Normally, the Workman will do about 25km/h flat out in full speed mode. For a novice driver or someone a little bit heavy-footed, the vehicle can be restricted to half that speed.
“It’s often a problem with vehicles that are so easy to drive that a trainee will jump into the seat and race away without having gained a full appreciation of the vehicle or the terrain. This is an excellent idea to slow them down until they become competent,” says our tester. And driving the e2050 is pure simplicity. Just turn the key and depress the pedal. A switch gives reverse.
Another excellent safety feature is the anti-run-away device. If you park on a slope and get off the vehicle without fully engaging the handbrake, as soon as the machine starts to roll forward it beeps loudly and puts on the brake.
For travel across rough terrain, the Workman has another trick up its sleeve. It is fitted with Toro’s Active In-Frame suspension. A pivot joint allows each axle to act independently from the other, so all forward wheels stay where they should be — on the ground.

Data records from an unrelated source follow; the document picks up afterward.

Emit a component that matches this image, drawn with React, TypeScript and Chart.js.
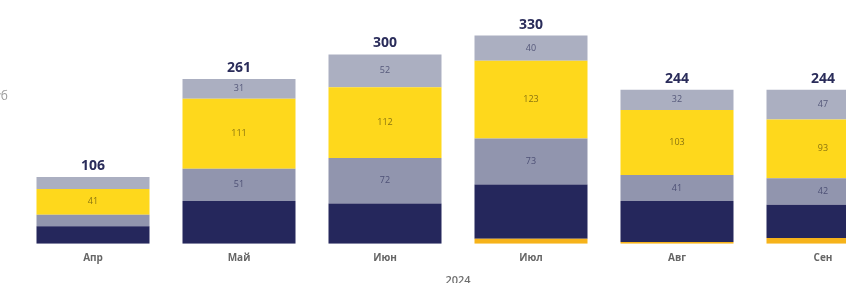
import React, { useEffect, useRef } from "react";
import { Chart, registerables } from "chart.js";

Chart.register(...registerables);

const months = ["Апр", "Май", "Июн", "Июл", "Авг", "Сен"];
const yearLabel = "2024";
const unitLabel = "млрд руб";

const orangeBase = [0, 0, 0, 8, 3, 9];
const navy = [28, 68, 64, 86, 65, 53];
const midGray = [18, 51, 72, 73, 41, 42];
const yellow = [41, 111, 112, 123, 103, 93];
const topGray = [19, 31, 52, 40, 32, 47];

const COLORS = {
  orange: "#f6b31a",
  navy: "#25275c",
  midGray: "#9195ae",
  yellow: "#fed81c",
  topGray: "#abafc1",
};

const labelPlugin = {
  id: "labelPlugin",
  afterDatasetsDraw(chart: any) {
    const ctx = chart.ctx;
    ctx.save();
    chart.data.datasets.forEach((ds: any, di: number) => {
      if (!ds.showLabels) return;
      const meta = chart.getDatasetMeta(di);
      meta.data.forEach((bar: any, i: number) => {
        const h = Math.abs(bar.base - bar.y);
        if (h < 14) return;
        ctx.font = "500 9px 'Open Sans', sans-serif";
        ctx.fillStyle = ds.labelColor;
        ctx.textAlign = "center";
        ctx.textBaseline = "middle";
        ctx.fillText(String(ds.data[i]), bar.x, (bar.y + bar.base) / 2);
      });
    });
    const lastMeta = chart.getDatasetMeta(chart.data.datasets.length - 1);
    const yScale = chart.scales.y;
    months.forEach((_, i) => {
      const total = chart.data.datasets.reduce(
        (s: number, ds: any) => s + (ds.data[i] || 0),
        0
      );
      const x = lastMeta.data[i].x;
      const y = yScale.getPixelForValue(total);
      ctx.font = "bold 14px 'Open Sans', sans-serif";
      ctx.fillStyle = "#2a2c5a";
      ctx.textAlign = "center";
      ctx.textBaseline = "bottom";
      ctx.fillText(String(total), x, y - 4);
    });
    ctx.font = "12px 'Open Sans', sans-serif";
    ctx.fillStyle = "#9a9a9a";
    ctx.textAlign = "right";
    ctx.textBaseline = "middle";
    ctx.fillText(unitLabel, 8, 97);
    ctx.restore();
  },
};

export default function App() {
  const ref = useRef<HTMLCanvasElement | null>(null);

  useEffect(() => {
    if (!ref.current) return;
    const mk = (label: string, data: number[], color: string, showLabels: boolean, labelColor: string) => ({
      label,
      data,
      backgroundColor: color,
      borderWidth: 0,
      barPercentage: 0.774,
      categoryPercentage: 1,
      showLabels,
      labelColor,
    });
    const chart = new Chart(ref.current, {
      type: "bar",
      data: {
        labels: months,
        datasets: [
          mk("orange", orangeBase, COLORS.orange, false, "#000"),
          mk("navy", navy, COLORS.navy, false, "#fff"),
          mk("midGray", midGray, COLORS.midGray, true, "#4d5075"),
          mk("yellow", yellow, COLORS.yellow, true, "#8a7410"),
          mk("topGray", topGray, COLORS.topGray, true, "#55587a"),
        ] as any,
      },
      options: {
        responsive: false,
        animation: false,
        layout: { padding: { left: 20, right: 20, top: 4, bottom: 0 } },
        plugins: {
          legend: { display: false },
          tooltip: { enabled: false },
        },
        scales: {
          x: {
            stacked: true,
            grid: { display: false, drawTicks: false },
            border: { display: false },
            ticks: {
              padding: 8,
              color: "#666666",
              font: { size: 10, weight: "700", family: "'Open Sans', sans-serif" },
            },
            title: {
              display: true,
              text: yearLabel,
              color: "#6f6f6f",
              padding: { top: 2, bottom: 0 },
              font: { size: 11, weight: "600", family: "'Open Sans', sans-serif" },
            },
          },
          y: {
            stacked: true,
            display: false,
            min: 0,
            max: 380,
          },
        },
      },
      plugins: [labelPlugin],
    });
    return () => chart.destroy();
  }, []);

  return (
    <div
      style={{
        position: "absolute",
        left: 0,
        top: 0,
        width: 846,
        height: 283,
        overflow: "hidden",
        background: "#ffffff",
      }}
    >
      <canvas ref={ref} width={916} height={287} style={{ display: "block" }} />
    </div>
  );
}
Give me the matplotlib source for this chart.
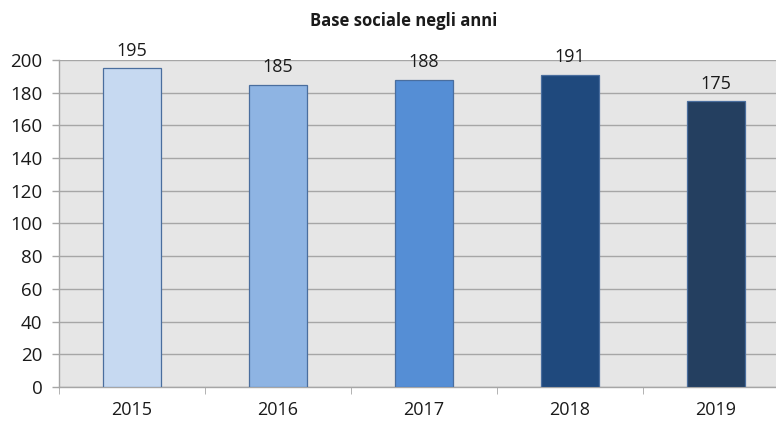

You might argue that a problem with some battery-operated vehicles is that they simply stop when they are out of juice — and then how do you get the machine home? This shouldn’t be an issue with the e2050. For a start, there is a gauge to let you know how much power is remaining in the battery. It’s very simple to read, resembling a mobile-phone battery indicator. A red warning light then tells you when there is only a quarter of the battery life remaining.
Then, in case you’re not a fuel-gauge-watcher, the unit limits the top speed and acceleration when the level becomes significantly low. You can’t say you weren’t warned. There’s a noticeable change in forward speed and you know it’s time to return to the workshop in “limp home mode”. The charger is plugged in under the seat and while it is charging, a plug detector prevents the machine from being driven away.
You can also top this machine up without damaging the battery. Whenever you get the chance, plug it in. For a complete charge, leave it plugged in overnight and it cuts itself off when full.
There are two types of battery — standard and heavy-duty. The latter is more for contractors loading sand and soil, but it does not give a longer running time. What does impress us, however, is the way some power is fed back into the battery while the vehicle is working. The e2050 has a regenerating braking system, so that when you are free-wheeling or braking, charge is put back into the battery as a little top-up.
“We are told it should last a day and a half without re-charging — that’s good,” says the tester. “All in all, this is a good quality vehicle, extremely easy to drive, comfortable and a really smooth ride. Some excellent technology has gone into it and it has the advantage of being quiet, with no emissions. I like it.”
Options include box lift, heavy-duty rear hitch, cab, heavy-duty bumper and lighting kit. And yes, the Workman e2050 does have cup holders.